Scientific classification
- Kingdom: Animalia
- Phylum: Chordata
- Class: Aves
- Order: Passeriformes
- Family: Icteridae
- Genus: Icterus
- Species: I. mesomelas
- Binomial name: Icterus mesomelas (Wagler, 1829)

= Yellow-tailed oriole =

- Genus: Icterus
- Species: mesomelas
- Authority: (Wagler, 1829)
- Conservation status: LC

Species of bird

The yellow-tailed oriole (Icterus mesomelas) is a passerine bird in the New World family Icteridae. It breeds from southern Mexico to western Peru and northwestern Venezuela; in Peru it also lives in a river valley corridor.

The yellow-tailed oriole is 22–23 cm long and weighs 70 g. It is mainly yellow with a black back, lower face and upper breast. The wings are black with yellow epaulets. The tail, seen from above, is black with yellow margins; from below, it appears almost entirely yellow. This is the only oriole with prominent yellow in the tail, hence the species' name. The sexes are similar, but young birds have the black on the back and tail replaced with olive-green.

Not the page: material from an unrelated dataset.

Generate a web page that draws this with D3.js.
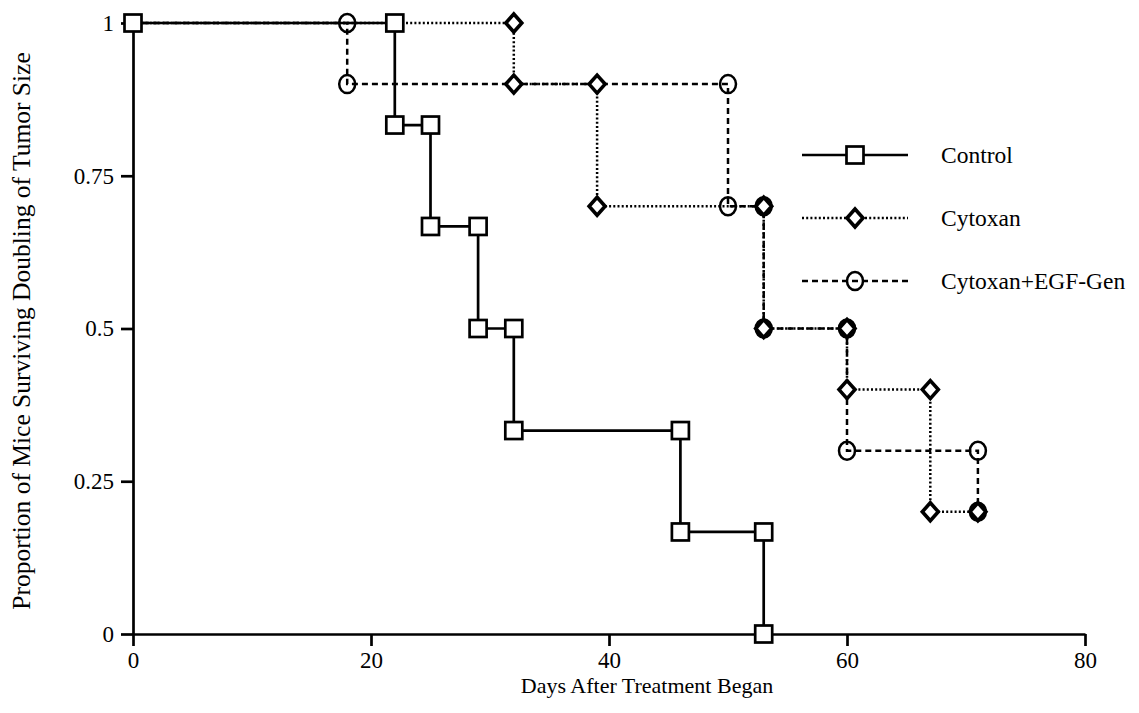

There are four subspecies:
- Icterus mesomelas mesomelas – (Wagler, 1829): nominate, found from Mexico to Honduras, has yellow fringes to the tertials
- Icterus mesomelas salvinii – Cassin, 1867: found in the Caribbean lowlands of Nicaragua and Costa Rica, has no yellow fringes to the tertials and is more orange than the nominate race
- Icterus mesomelas carrikeri – Todd, 1917: found in Panama, Colombia and northwestern Venezuela, is like salvinii, but less orange and smaller-billed
- Icterus mesomelas taczanowskiis – Ridgway, 1901: found in Pacific South America from Ecuador to western Peru, has white fringes to the tertials

The calls of this species include a chick and a weechaw. The song is a melodic repetition of rich whistles, chuck, chuck-yeeaow. It is often given as a duet, with the female's response following or overlapping the male's longer phrases.

This large oriole inhabits dense thickets, often with vines, Heliconias and similar dense growths, in swampy lowlands. The birds forage in pairs or small groups in denser vegetation than most orioles, mainly feeding on insects, although they will also take nectar and certain fruits such as gumbo-limbo (Bursera simaruba).

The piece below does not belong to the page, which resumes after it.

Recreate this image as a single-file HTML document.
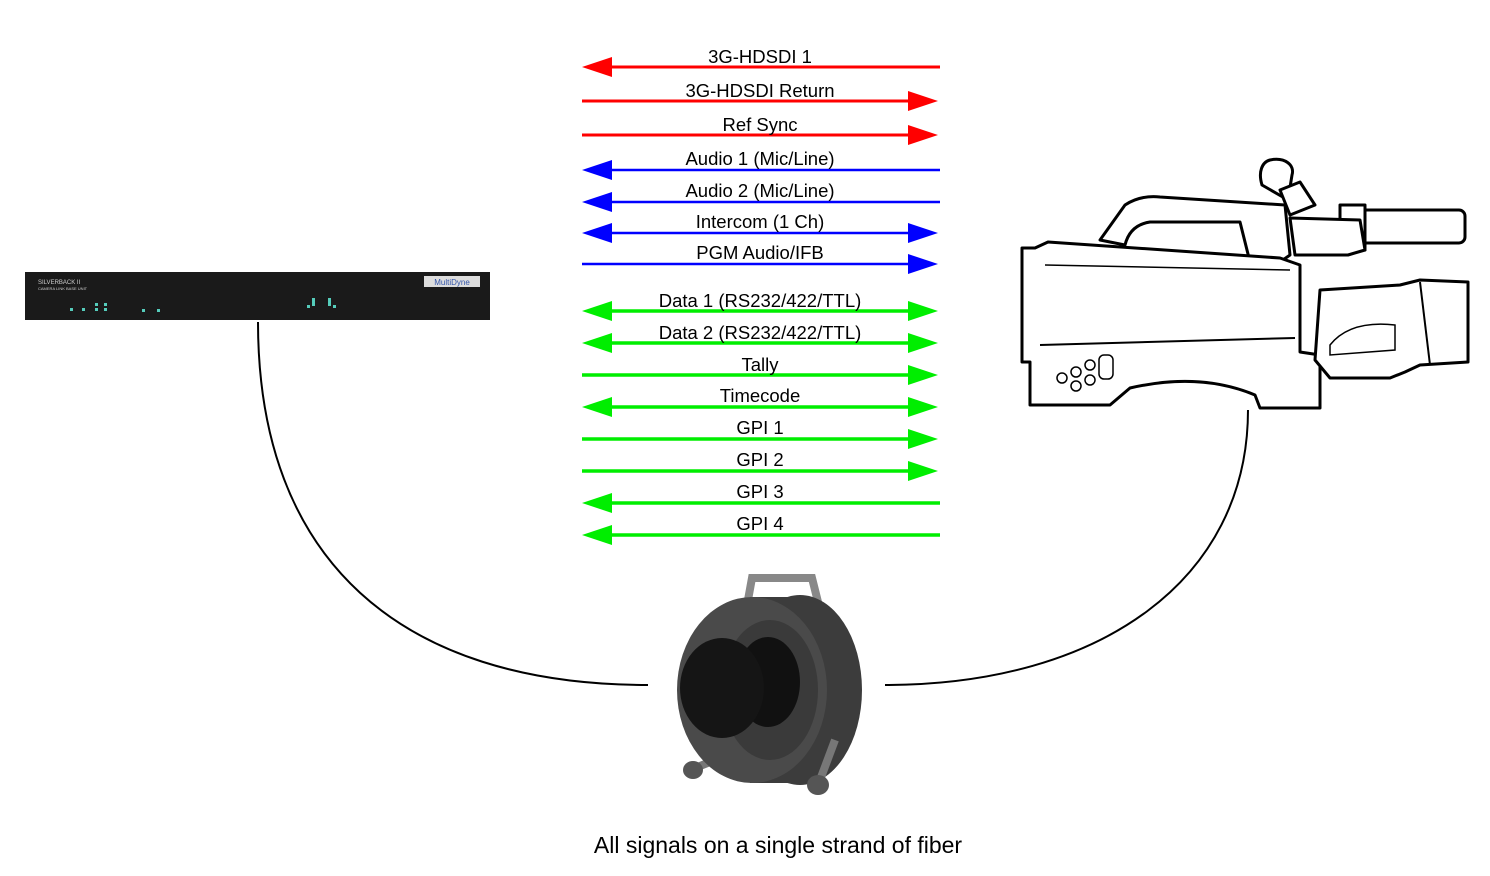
<!DOCTYPE html>
<html><head><meta charset="utf-8"><style>
html,body{margin:0;padding:0;background:#fff;}
svg{display:block;}
text{font-family:"Liberation Sans",Arial,sans-serif;}
</style></head><body>
<svg width="1490" height="876" viewBox="0 0 1490 876" xmlns="http://www.w3.org/2000/svg">
<g font-size="18.5" text-anchor="middle" fill="#000">
<g fill="#ff0000" stroke="#ff0000" stroke-width="3">
<line x1="610" y1="67" x2="940" y2="67"/><polygon stroke="none" points="582,67 612,57 612,77"/>
<line x1="582" y1="101" x2="910" y2="101"/><polygon stroke="none" points="938,101 908,91 908,111"/>
<line x1="582" y1="135" x2="910" y2="135"/><polygon stroke="none" points="938,135 908,125 908,145"/>
</g>
<g fill="#0000ff" stroke="#0000ff" stroke-width="2.5">
<line x1="610" y1="170" x2="940" y2="170"/><polygon stroke="none" points="582,170 612,160 612,180"/>
<line x1="610" y1="202" x2="940" y2="202"/><polygon stroke="none" points="582,202 612,192 612,212"/>
<line x1="610" y1="233" x2="910" y2="233"/><polygon stroke="none" points="582,233 612,223 612,243"/><polygon stroke="none" points="938,233 908,223 908,243"/>
<line x1="582" y1="264" x2="910" y2="264"/><polygon stroke="none" points="938,264 908,254 908,274"/>
</g>
<g fill="#00ee00" stroke="#00ee00" stroke-width="3.5">
<line x1="610" y1="311" x2="910" y2="311"/><polygon stroke="none" points="582,311 612,301 612,321"/><polygon stroke="none" points="938,311 908,301 908,321"/>
<line x1="610" y1="343" x2="910" y2="343"/><polygon stroke="none" points="582,343 612,333 612,353"/><polygon stroke="none" points="938,343 908,333 908,353"/>
<line x1="582" y1="375" x2="910" y2="375"/><polygon stroke="none" points="938,375 908,365 908,385"/>
<line x1="610" y1="407" x2="910" y2="407"/><polygon stroke="none" points="582,407 612,397 612,417"/><polygon stroke="none" points="938,407 908,397 908,417"/>
<line x1="582" y1="439" x2="910" y2="439"/><polygon stroke="none" points="938,439 908,429 908,449"/>
<line x1="582" y1="471" x2="910" y2="471"/><polygon stroke="none" points="938,471 908,461 908,481"/>
<line x1="610" y1="503" x2="940" y2="503"/><polygon stroke="none" points="582,503 612,493 612,513"/>
<line x1="610" y1="535" x2="940" y2="535"/><polygon stroke="none" points="582,535 612,525 612,545"/>
</g>
<text x="760" y="63">3G-HDSDI 1</text>
<text x="760" y="97">3G-HDSDI Return</text>
<text x="760" y="131">Ref Sync</text>
<text x="760" y="165">Audio 1 (Mic/Line)</text>
<text x="760" y="197">Audio 2 (Mic/Line)</text>
<text x="760" y="228">Intercom (1 Ch)</text>
<text x="760" y="259">PGM Audio/IFB</text>
<text x="760" y="307">Data 1 (RS232/422/TTL)</text>
<text x="760" y="339">Data 2 (RS232/422/TTL)</text>
<text x="760" y="371">Tally</text>
<text x="760" y="402">Timecode</text>
<text x="760" y="434">GPI 1</text>
<text x="760" y="466">GPI 2</text>
<text x="760" y="498">GPI 3</text>
<text x="760" y="530">GPI 4</text>
<text x="778" y="853" font-size="23">All signals on a single strand of fiber</text>
</g>
<path d="M258,322 C258,560 400,685 648,685" fill="none" stroke="#000" stroke-width="2"/>
<path d="M1248,410 C1248,580 1100,685 885,685" fill="none" stroke="#000" stroke-width="2"/>
<rect x="25" y="272" width="465" height="48" fill="#1a1a1a"/>
<text x="38" y="284" font-size="6" fill="#ccc">SILVERBACK II</text>
<text x="38" y="290" font-size="4" fill="#ccc">CAMERA LINK BASE UNIT</text>
<rect x="424" y="276" width="56" height="11" fill="#ddd"/>
<text x="452" y="285" font-size="8" text-anchor="middle" fill="#3355aa">MultiDyne</text>
<g fill="#5cb">
<rect x="70" y="308" width="3" height="3"/><rect x="82" y="308" width="3" height="3"/>
<rect x="95" y="303" width="3" height="3"/><rect x="104" y="303" width="3" height="3"/><rect x="95" y="308" width="3" height="3"/><rect x="104" y="308" width="3" height="3"/>
<rect x="142" y="309" width="3" height="3"/><rect x="157" y="309" width="3" height="3"/>
<rect x="307" y="305" width="3" height="3"/><rect x="312" y="298" width="3" height="8"/><rect x="328" y="298" width="3" height="8"/><rect x="333" y="305" width="3" height="3"/>
</g>
<g fill="#fff" stroke="#000" stroke-width="3" stroke-linejoin="round">
<path d="M1270,160 C1262,162 1258,172 1262,185 L1288,200 L1292,175 C1295,165 1285,157 1270,160Z"/>
<path d="M1280,190 L1300,182 L1315,205 L1290,215Z"/>
<rect x="1360" y="210" width="105" height="33" rx="6"/>
<path d="M1340,205 L1365,205 L1365,250 L1340,250Z"/>
<path d="M1290,218 L1360,220 L1365,250 L1348,255 L1295,255Z"/>
<path d="M1100,240 L1125,205 Q1140,195 1160,197 L1285,205 L1290,255 L1280,262 L1250,262 L1240,222 L1150,222 Q1130,225 1125,245Z"/>
<path d="M1022,248 L1035,248 L1048,242 L1280,258 L1300,265 L1300,352 L1320,355 L1320,408 L1260,408 L1255,395 Q1200,372 1130,388 L1110,405 L1030,405 L1030,362 L1022,362Z"/>
<path d="M1320,290 L1400,285 L1420,280 L1468,282 L1468,362 L1420,365 L1405,372 L1390,378 L1330,378 L1315,360Z"/>
<line x1="1040" y1="345" x2="1295" y2="338" stroke-width="2"/>
<line x1="1045" y1="265" x2="1290" y2="270" stroke-width="1.5"/>
<path d="M1420,282 L1430,365" stroke-width="2"/>
</g>
<g fill="none" stroke="#000" stroke-width="1.5">
<circle cx="1062" cy="378" r="5"/><circle cx="1076" cy="372" r="5"/><circle cx="1090" cy="365" r="5"/>
<circle cx="1076" cy="386" r="5"/><circle cx="1090" cy="380" r="5"/>
<rect x="1099" y="355" width="14" height="24" rx="5"/>
<path d="M1330,345 Q1350,320 1395,325 L1395,350 L1330,355Z"/>
</g>
<path d="M748,600 L752,578 L812,578 L820,610" fill="none" stroke="#888" stroke-width="8"/>
<ellipse cx="800" cy="690" rx="62" ry="95" fill="#3c3c3c"/>
<rect x="750" y="597" width="52" height="186" fill="#3c3c3c"/>
<path d="M715,760 L690,770 M835,740 L820,780" stroke="#777" stroke-width="8"/>
<ellipse cx="752" cy="690" rx="75" ry="93" fill="#4a4a4a"/>
<ellipse cx="770" cy="690" rx="48" ry="70" fill="#3a3a3a"/>
<ellipse cx="768" cy="682" rx="32" ry="45" fill="#111"/>
<ellipse cx="722" cy="688" rx="42" ry="50" fill="#151515"/>
<ellipse cx="693" cy="770" rx="10" ry="9" fill="#555"/>
<ellipse cx="818" cy="785" rx="11" ry="10" fill="#555"/>
</svg>
</body></html>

It builds a deep but thin cup nest 2 m high in a thorny scrub by a stream. It lays three dark-blotched white eggs, which hatch in 13 days with a further 14 days to fledging.

The yellow-tailed oriole is fairly common except in Peru and Venezuela, but is reducing in numbers in parts of its range because of persecution by the cage-bird trade; this species is valued for both its appearance and its beautiful song.